In the electron tube, when one electrode facing a flame is irradiated with ultraviolet rays in a state where a predetermined voltage is applied across the electrodes through the electrode supporting pins, electrons are emitted from the one electrode due to the photoelectric effect and excited in succession one after another to cause an electron avalanche between the one electrode and the other electrode. Therefore, it is possible to detect the presence or absence of a flame by measuring a change in impedance between the electrodes, a change in voltage between the electrodes, and a change in current flowing between the electrodes. Various methods for detecting the presence or absence of a flame have been suggested.
Of these methods, for example, there is one proposed method in which current flowing between the electrodes is integrated and the presence of a flame is determined when the integrated value is greater than or equal to a predetermined threshold value or the absence of a flame is determined when the integrated value is less than the predetermined threshold value (see, for example, PTL 1).
However, since this method integrates the current flowing between the electrodes, the time for integration is required even in flame extinction.
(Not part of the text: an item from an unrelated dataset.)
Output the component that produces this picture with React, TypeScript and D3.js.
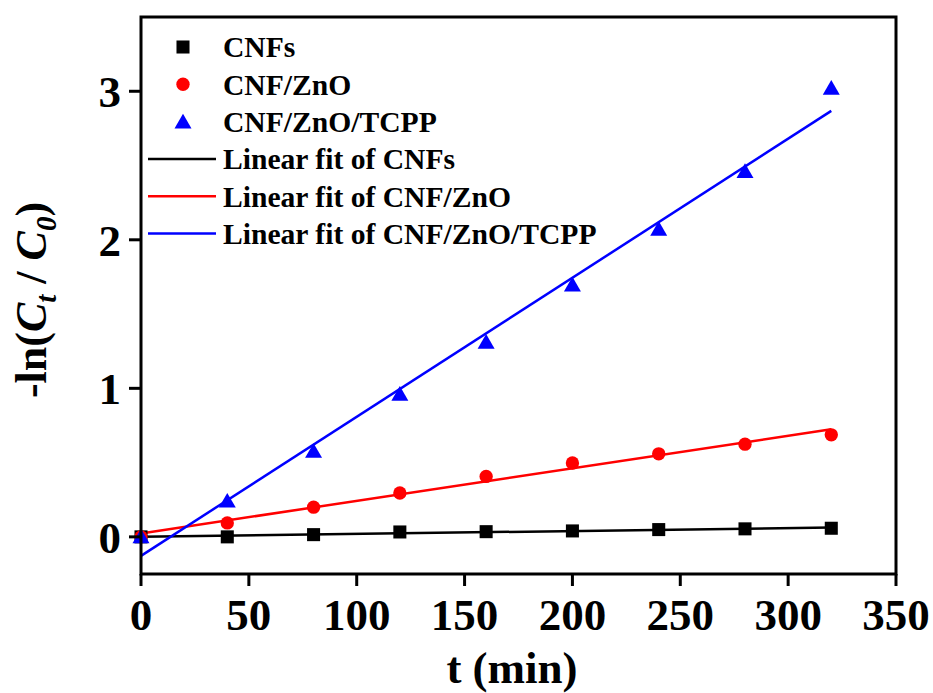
import React from "react";
import * as d3 from "d3";

// time points (min)
const times = [0, 40, 80, 120, 160, 200, 240, 280, 320];

// -ln(Ct/C0)
const cnfs = [0, 0.0, 0.015, 0.033, 0.035, 0.04, 0.049, 0.054, 0.058];
const cnfZno = [0, 0.094, 0.2, 0.295, 0.407, 0.497, 0.559, 0.624, 0.687];
const cnfZnoTcpp = [0, 0.24, 0.575, 0.96, 1.31, 1.695, 2.07, 2.46, 3.02];

const seriesNames = ["CNFs", "CNF/ZnO", "CNF/ZnO/TCPP"];
const seriesColors = ["#000000", "#ff0000", "#0000ff"];
const seriesShapes = [d3.symbolSquare, d3.symbolCircle, d3.symbolTriangle];

const xTicks = [0, 50, 100, 150, 200, 250, 300, 350];
const yTicks = [0, 1, 2, 3];

const W = 933;
const H = 693;
const m = { left: 141, right: 37, top: 17, bottom: 119 };
const FONT = "'Liberation Serif', 'Times New Roman', serif";

// simple least squares, the fit lines are "Linear fit of ..."
function linFit(xs: number[], ys: number[]) {
  const mx = d3.mean(xs)!;
  const my = d3.mean(ys)!;
  let sxy = 0;
  let sxx = 0;
  xs.forEach((x, i) => {
    sxy += (x - mx) * (ys[i] - my);
    sxx += (x - mx) * (x - mx);
  });
  const b = sxy / sxx;
  return { a: my - b * mx, b };
}

const App = () => {
  const x = d3.scaleLinear().domain([0, 350]).range([m.left, W - m.right]);
  const y = d3.scaleLinear().domain([-0.25, 3.5]).range([H - m.bottom, m.top]);

  const allSeries = [cnfs, cnfZno, cnfZnoTcpp];
  const fits = allSeries.map((s) => linFit(times, s));
  const t0 = d3.min(times)!;
  const t1 = d3.max(times)!;

  const symSize = [170, 140, 125];
  const legendX = 183;
  const legendY0 = 47;
  const rowH = 37.3;

  return (
    <svg
      width={W}
      height={H}
      style={{ position: "absolute", left: 0, top: 0, background: "#fff" }}
      fontFamily={FONT}
      fontWeight="bold"
    >
      {/* fit lines */}
      {fits.map((f, i) => (
        <path
          key={"fit" + i}
          d={d3
            .line<number>()
            .x((t) => x(t))
            .y((t) => y(f.a + f.b * t))([t0, t1]) ?? ""}
          stroke={seriesColors[i]}
          strokeWidth={2.5}
          fill="none"
        />
      ))}

      {/* data markers */}
      {allSeries.map((s, i) =>
        s.map((v, j) => (
          <path
            key={`p${i}-${j}`}
            d={d3.symbol().type(seriesShapes[i]).size(symSize[i])() ?? ""}
            transform={`translate(${x(times[j])},${y(v) + (i === 2 ? 1.5 : 0)})`}
            fill={seriesColors[i]}
          />
        ))
      )}

      {/* frame */}
      <rect
        x={x(0)}
        y={m.top}
        width={x(350) - x(0)}
        height={H - m.bottom - m.top}
        fill="none"
        stroke="#000"
        strokeWidth={3}
      />

      {/* x axis ticks */}
      {xTicks.map((t) => (
        <g key={"xt" + t} transform={`translate(${x(t)},${H - m.bottom})`}>
          <line y1={0} y2={12} stroke="#000" strokeWidth={3} />
          <text y={56} textAnchor="middle" fontSize={45}>
            {t}
          </text>
        </g>
      ))}

      {/* y axis ticks */}
      {yTicks.map((t) => (
        <g key={"yt" + t} transform={`translate(${m.left},${y(t)})`}>
          <line x1={0} x2={-12} stroke="#000" strokeWidth={3} />
          <text x={-20} dy="0.35em" textAnchor="end" fontSize={45}>
            {t}
          </text>
        </g>
      ))}

      {/* axis titles */}
      <text x={512} y={683} textAnchor="middle" fontSize={45}>
        t (min)
      </text>
      <text
        transform={`translate(46,300) rotate(-90)`}
        textAnchor="middle"
        fontSize={44}
      >
        -ln(
        <tspan fontStyle="italic">C</tspan>
        <tspan fontStyle="italic" fontSize={29} dy={10}>
          t
        </tspan>
        <tspan dy={-10}> / </tspan>
        <tspan fontStyle="italic">C</tspan>
        <tspan fontStyle="italic" fontSize={29} dy={10}>
          0
        </tspan>
        <tspan dy={-10}>)</tspan>
      </text>

      {/* legend */}
      {seriesNames.map((n, i) => (
        <g key={"lg" + i} transform={`translate(0,${legendY0 + i * rowH})`}>
          <path
            d={d3.symbol().type(seriesShapes[i]).size(symSize[i])() ?? ""}
            transform={`translate(${legendX},${i === 2 ? 2 : 0})`}
            fill={seriesColors[i]}
          />
          <text x={223} dy="0.35em" fontSize={29.6}>
            {n}
          </text>
        </g>
      ))}
      {seriesNames.map((n, i) => (
        <g key={"lf" + i} transform={`translate(0,${legendY0 + (i + 3) * rowH})`}>
          <line x1={148} x2={216} stroke={seriesColors[i]} strokeWidth={2.5} />
          <text x={223} dy="0.35em" fontSize={29.6}>
            {"Linear fit of " + n}
          </text>
        </g>
      ))}
    </svg>
  );
};

export default App;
Accordingly, it takes time until flame extinction is detected, consequently making it difficult to detect the presence or absence of a flame rapidly.
In order to solve the problems described above, the flame detecting device disclosed in PTL 2 includes an electron tube in which a pair of electrodes are provided and electrons are emitted between the electrodes when the electrodes are irradiated with ultraviolet rays, an applying portion that applies a periodically changing voltage across the electrodes, a detecting portion that detects a voltage waveform representing a temporal change of the voltage between the electrodes, and an determining portion that determines the presence or absence of a flame on the basis of the voltage waveform detected by the detecting portion.
Since the flame detecting device disclosed in PTL 2 determines the presence or absence of a flame on the basis of the voltage waveform representing the temporal change of the voltage between the electrodes provided in the electron tube, the time for integration or the like is not required and the presence or absence of a flame can be detected rapidly.